La mort et la résurrection du journaliste ukrainien Arkadi Babtchenko, observée sous l’angle à la mode des fake news, et non sous celui d’éventuels jeux de tel ou tel service secret, restera assurément dans les annales de l’histoire de la désinformation, celle menée au quotidien par des médias qui se prétendent seuls détenteurs de la légitimité médiatique. Particulièrement en France. Une fake news aussi ubuesque que Timisoara (pseudo charniers lors de la chute de Ceaucescu en Roumanie) ou les armes de destruction massive présentées par les États-Unis devant l’ONU, toutes proportions gardées bien entendu. La question n’est d’ailleurs pas celle de la grosseur du mensonge.
Les faits ?
Mardi 29 mai 2018, Arkadi Babtchenko est annoncé mort par Kiev. Il est réputé pour être l’un des journalistes russes parmi les plus engagés contre Vladimir Poutine. Sa mort, assassiné, ne pourrait qu’accréditer l’idée occidentale en vigueur, selon laquelle le président russe serait un dictateur ou pire une menace pour la démocratie en tant que telle, à l’échelle universelle. Mais Arkadi Babtchenko est réapparu le mercredi 30 mai, bien vivant… lors d’une conférence de presse, cela ne s’invente pas. Une conférence de presse organisée par les services de sécurité ukrainiens. Le tout dans le cadre des tensions entre l’Ukraine et la Russie. Ainsi que l’écrit Franceinfo le 1er juin 2018 : « Les journalistes sont d’abord stupéfaits, puis soulagés ». Sa mort serait une mise en scène destinée à protéger le journaliste d’une menace imminente de mort. Les services ukrainiens font donc mine que le journaliste a été « tué » (officiellement)… pour qu’il ne meure pas. C’est la version officielle. Notons qu’une photo du journaliste baignant dans « son sang » (en réalité du sang de cochon, selon la version ukrainienne post-résurrection) a même été diffusée lors de l’annonce de son « assassinat ».

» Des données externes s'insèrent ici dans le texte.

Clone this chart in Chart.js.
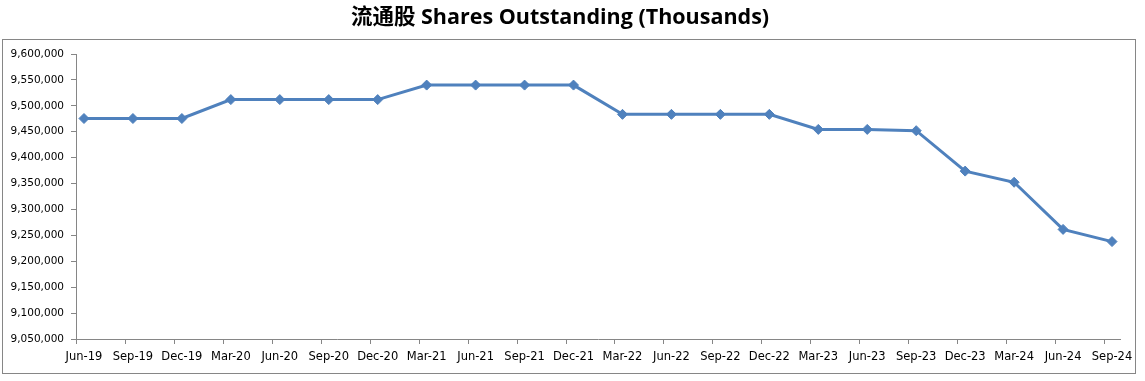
<!DOCTYPE html>
<html>
<head>
<meta charset="utf-8">
<script src="https://cdn.jsdelivr.net/npm/chart.js@4/dist/chart.umd.min.js"></script>
<style>
html,body{margin:0;padding:0;background:#fff;}
#wrap{width:1145px;height:381px;position:relative;}
</style>
</head>
<body>
<div id="wrap"><canvas id="c" width="1145" height="381"></canvas></div>
<script>
const titleText = '流通股 Shares Outstanding (Thousands)';
const categories = ['Jun-19','Sep-19','Dec-19','Mar-20','Jun-20','Sep-20','Dec-20','Mar-21','Jun-21','Sep-21','Dec-21','Mar-22','Jun-22','Sep-22','Dec-22','Mar-23','Jun-23','Sep-23','Dec-23','Mar-24','Jun-24','Sep-24'];
const sharesOutstanding = [9475500,9475500,9475500,9512000,9512000,9512000,9512000,9540000,9540000,9540000,9540000,9483500,9483500,9483500,9483500,9454500,9454500,9452000,9374000,9352500,9261500,9238000];
const yMin = 9050000, yMax = 9600000, yStep = 50000;

const AXIS = '#868686';
const pointShift = 0.163;

const borderPlugin = {
  id: 'outerBorder',
  beforeDraw(chart) {
    const ctx = chart.ctx;
    ctx.save();
    ctx.fillStyle = '#fff';
    ctx.fillRect(0, 0, chart.width, chart.height);
    ctx.strokeStyle = AXIS;
    ctx.lineWidth = 1;
    ctx.strokeRect(2.5, 39.5, 1133, 334);
    ctx.restore();
  },
  afterDraw(chart) {
    const xs = chart.scales.x;
    const ctx = chart.ctx;
    const y0 = chart.chartArea.bottom;
    ctx.save();
    ctx.strokeStyle = AXIS;
    ctx.lineWidth = 1;
    ctx.beginPath();
    for (let i = 0; i < categories.length; i++) {
      const px = Math.round(xs.getPixelForValue(i - pointShift)) + 0.5;
      ctx.moveTo(px, y0);
      ctx.lineTo(px, y0 + 5);
    }
    ctx.stroke();
    ctx.restore();
  }
};

new Chart(document.getElementById('c'), {
  type: 'line',
  data: {
    datasets: [{
      data: sharesOutstanding.map((v, i) => ({x: i, y: v})),
      borderColor: '#4F81BD',
      backgroundColor: '#4F81BD',
      borderWidth: 3,
      pointStyle: 'rectRot',
      pointRadius: 5,
      pointBorderWidth: 1,
      tension: 0
    }]
  },
  plugins: [borderPlugin],
  options: {
    responsive: false,
    animation: false,
    layout: { padding: { left: 0, right: 25, top: 0, bottom: 0 } },
    plugins: {
      legend: { display: false },
      tooltip: { enabled: false },
      title: {
        display: true,
        text: titleText,
        color: '#000',
        font: { family: "'Open Sans','Noto Sans CJK SC',sans-serif", size: 21.5, weight: 'bold', lineHeight: 1.2 },
        padding: { top: 5, bottom: 23.2 }
      }
    },
    scales: {
      x: {
        type: 'linear',
        min: -pointShift,
        max: categories.length - 1 + pointShift,
        grid: { display: false, drawTicks: false },
        border: { display: true, color: AXIS, width: 1 },
        afterFit(s) { s.height = 42; },
        ticks: {
          stepSize: 1,
          includeBounds: false,
          autoSkip: false,
          maxRotation: 0,
          padding: 11,
          color: '#000',
          font: { family: "'DejaVu Sans'", size: 11.5 },
          callback: (v) => Number.isInteger(v) ? categories[v] : ''
        }
      },
      y: {
        min: yMin,
        max: yMax,
        grid: { display: true, drawOnChartArea: false, drawTicks: true, tickLength: 5, color: AXIS },
        border: { display: true, color: AXIS, width: 1 },
        afterFit(s) { s.width = 76; },
        ticks: {
          stepSize: yStep,
          padding: 7,
          color: '#000',
          font: { family: "'DejaVu Sans'", size: 10.5 },
          callback: (v) => v.toLocaleString('en-US')
        }
      }
    }
  }
});
</script>
</body>
</html>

Que la version du faux assassinat organisé par des services de sécurité malins pour protéger un opposant à Poutine (considéré comme menant le camp du Mal ici comme ailleurs) soit véridique importe finalement peu, et nous n’en saurons sans doute rien avant longtemps. Par contre, le mode de réaction des médias occidentaux massivement antirusses, sinon russophobes, et comme naturellement anti Poutine, est révélateur : toute la presse européenne, et a fortiori française, est apparue pour ce qu’elle est, une machine de propagande capable de diffuser une fake news de cette sorte, l’assassinat d’un journaliste opposant de Poutine qui n’est pas mort. Ce pourrait être comique si cela ne traduisait pas la triste réalité contre-démocratique de nos pays quotidiennement donneurs de leçons en ce domaine. Et particulièrement à l’égard des médias russes, que l’on se souvienne de l’agacement du président Macron envers Russia Today et Sputnik, agacement présidentiel à l’origine de la loi anti fake news en préparation du côté du gouvernement français.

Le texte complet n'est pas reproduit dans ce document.